Let $\alpha=\arctan x$, $\beta=\arctan y$ and $\gamma=\arctan z$. These are the arguments of the complex numbers $z_1=1+ix$, $z_2=1+iy$ and $z_3=1+iz$ respectively.

In light of the above fact we see that $\alpha+\beta+\gamma$ is the argument (up to an integer multiple of $2\pi$) of the product $$ z_1z_2z_3=(1+ix)(1+iy)(1+iz)=(1-xy-yz-zx)+i(x+y+z-xyz). $$ But the argument $\phi$ of a complex number $a+ib$ satisfies $\tan\phi=b/a$.

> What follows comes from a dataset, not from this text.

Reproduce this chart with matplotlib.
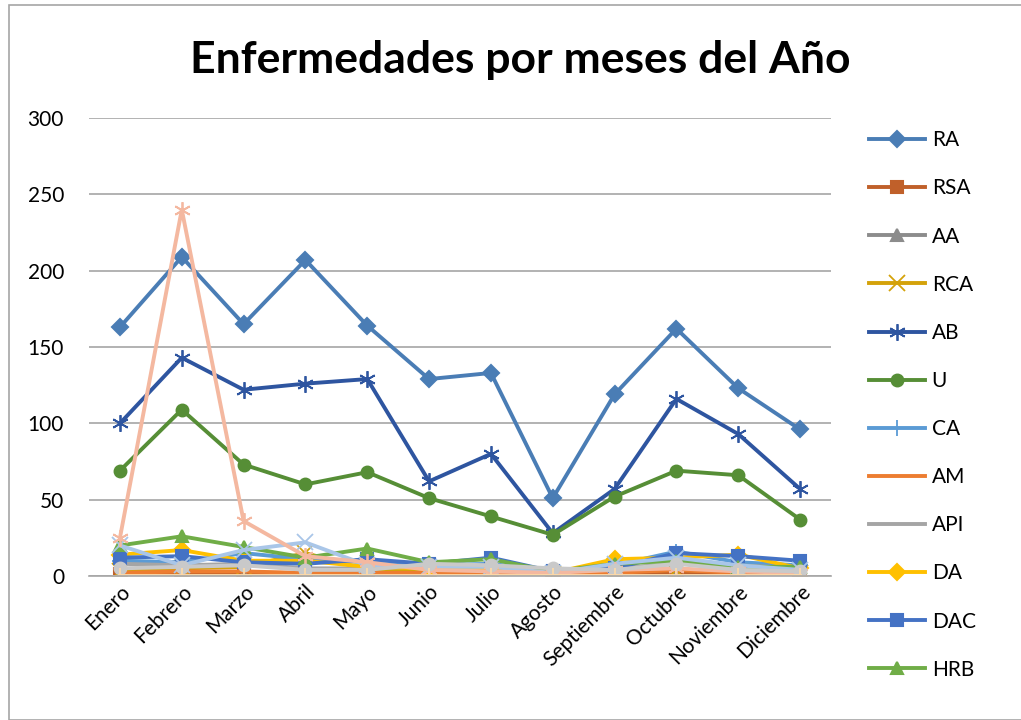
import numpy as np
import matplotlib
matplotlib.use("Agg")
import matplotlib.pyplot as plt
from matplotlib.patches import Rectangle

meses = ["Enero", "Febrero", "Marzo", "Abril", "Mayo", "Junio", "Julio",
         "Agosto", "Septiembre", "Octubre", "Noviembre", "Diciembre"]

ra = [163, 209, 165, 207, 164, 129, 133, 51, 119, 162, 123, 96]
rsa = [1, 1, 1, 2, 0, 1, 1, 0, 1, 2, 1, 1]
aa = [0, 0, 0, 0, 0, 0, 0, 0, 0, 0, 0, 0]
rca = [3, 5, 6, 15, 4, 3, 2, 1, 3, 4, 3, 2]
ab = [100, 143, 122, 126, 129, 62, 80, 28, 57, 116, 93, 57]
u = [69, 109, 73, 60, 68, 51, 39, 27, 52, 69, 66, 37]
ca = [10, 9, 15, 11, 9, 7, 8, 3, 7, 16, 9, 7]
am = [2, 3, 3, 2, 2, 2, 2, 1, 2, 4, 2, 2]
api = [8, 7, 8, 5, 5, 6, 6, 3, 5, 8, 7, 5]
da = [14, 17, 10, 10, 6, 5, 4, 2, 11, 12, 14, 5]
dac = [12, 13, 9, 8, 11, 8, 12, 3, 5, 15, 13, 10]
hrb = [20, 26, 19, 12, 18, 9, 11, 3, 8, 10, 6, 6]
# series not visible in the (truncated) legend
s13 = [20, 7, 17, 22, 7, 6, 6, 2, 8, 12, 7, 4]
s14 = [25, 240, 36, 13, 9, 4, 3, 2, 4, 5, 3, 2]
s15 = [5, 6, 7, 4, 4, 8, 7, 5, 4, 8, 4, 3]
s16 = [0, 0, 0, 0, 0, 0, 0, 0, 0, 0, 0, 0]

star = (6, 2, 0)
series = [
    ("RA", ra, "#4A7DB5", "D"),
    ("RSA", rsa, "#C0602A", "s"),
    ("AA", aa, "#8C8C8C", "^"),
    ("RCA", rca, "#D4A20A", "x"),
    ("AB", ab, "#2E55A0", star),
    ("U", u, "#568E36", "o"),
    ("CA", ca, "#5B9BD5", "+"),
    ("AM", am, "#ED7D31", None),
    ("API", api, "#A5A5A5", None),
    ("DA", da, "#FFC000", "D"),
    ("DAC", dac, "#4472C4", "s"),
    ("HRB", hrb, "#70AD47", "^"),
    ("S13", s13, "#A9C6E8", "x"),
    ("S14", s14, "#F4B8A0", star),
    ("S15", s15, "#C9C9C9", "o"),
    ("S16", s16, "#FDD9A8", "+"),
]

plt.rcParams['font.family'] = ['Lato', 'DejaVu Sans']

fig = plt.figure(figsize=(10.21, 7.2), dpi=100)
fig.patches.append(Rectangle((0.009, 0.0), 1.2, 0.993, transform=fig.transFigure,
                             fill=False, edgecolor="#A6A6A6", linewidth=1.2))
ax = fig.add_axes([0.0872, 0.2, 0.7267, 0.6361])

x = np.arange(len(meses))
handles = []
for name, vals, col, mk in series:
    ms = 8.5
    mew = 1.5
    if mk in ("x", "+") or mk == star:
        ms = 12
        mew = 1.3
    h, = ax.plot(x, vals, color=col, linewidth=2.8, marker=mk, markersize=ms,
                 markeredgewidth=mew, markeredgecolor=col, markerfacecolor=col,
                 solid_joinstyle="round", label=name)
    handles.append(h)

ax.set_xlim(-0.5, len(meses) - 0.5)
ax.set_ylim(0, 300)
ax.set_yticks(np.arange(0, 301, 50))
ax.yaxis.grid(True, color="#A6A6A6", linewidth=1.2)
ax.set_axisbelow(True)
for s in ["top", "right", "left"]:
    ax.spines[s].set_visible(False)
ax.spines["bottom"].set_color("#A6A6A6")
ax.spines["bottom"].set_linewidth(1.2)
ax.tick_params(axis="y", length=0, labelsize=15, pad=18)
ax.tick_params(axis="x", length=0, labelsize=15, pad=4)
ax.set_xticks(x)
ax.set_xticklabels(meses, rotation=45, ha="right", rotation_mode="anchor")

fig.text(0.51, 0.917, "Enfermedades por meses del Año", ha="center", va="center",
         fontsize=32, fontweight="bold")

fig.legend(handles=handles[:12], loc="upper left", bbox_to_anchor=(0.833, 0.845),
           frameon=False, fontsize=15, handlelength=2.7, handletextpad=0.3,
           labelspacing=1.35)

fig.savefig("out.png", dpi=100)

The claim follows from this.

Just be mindful of the lingering uncertainty in the value of the inverse tangent up to an integer multiple of $\pi$. For example, if $x=y=z=1$ we have $\arctan x=\arctan y=\arctan z=\pi/4$ giving $3\pi/4$ on the left hand side. But, $x+y+z-xyz=2$, $1-xy-yz-zx=-2$, so we have $\arctan(-1)=-\pi/4$ on the right hand side.

Answer 3

We have that by addition formula

$$\tan^{-1}x+\tan^{-1}y=\tan^{-1}\frac{x+y}{1-xy}$$

then

$$(\tan^{-1}x+\tan^{-1}y)+\tan^{-1}z=\tan^{-1}\frac{\frac{x+y}{1-xy}+z}{1-\frac{(x+y)z}{1-xy}}$$

the simplify to the given identity, which could be not well defined for (to check)

• $1-xy=0$

and is certainly not well defined for

• $1-xy-yz-zx=0$

Answer 4

Write $a:=\arctan x$ etc. so $$\frac{x+y+z-xyz}{1-xy-yz-zx}=\frac{\tan a+\tan b + (1-\tan a\tan b)\tan c}{1-\tan a\tan b - (\tan a+\tan b)\tan c}.$$If $xy\ne 1$, we can cancel $1-\tan a\tan b$ to get $$\frac{x+y+z-xyz}{1-xy-yz-zx}=\frac{\tan (a+b)+\tan c}{1-\tan (a+b)\tan c}.$$If $\tan (a+b)\tan c\ne 1$ i.e. $(x+y)z\ne 1-xy$ i.e. $xy+yz+zx=1$, we have $$\frac{x+y+z-xyz}{1-xy-yz-zx}=\tan (a+b+c).$$We want to get $a+b+c$ from that, which isn't as simple as taking arctangents; it has the subtleties claimed in your question (albeit not the title).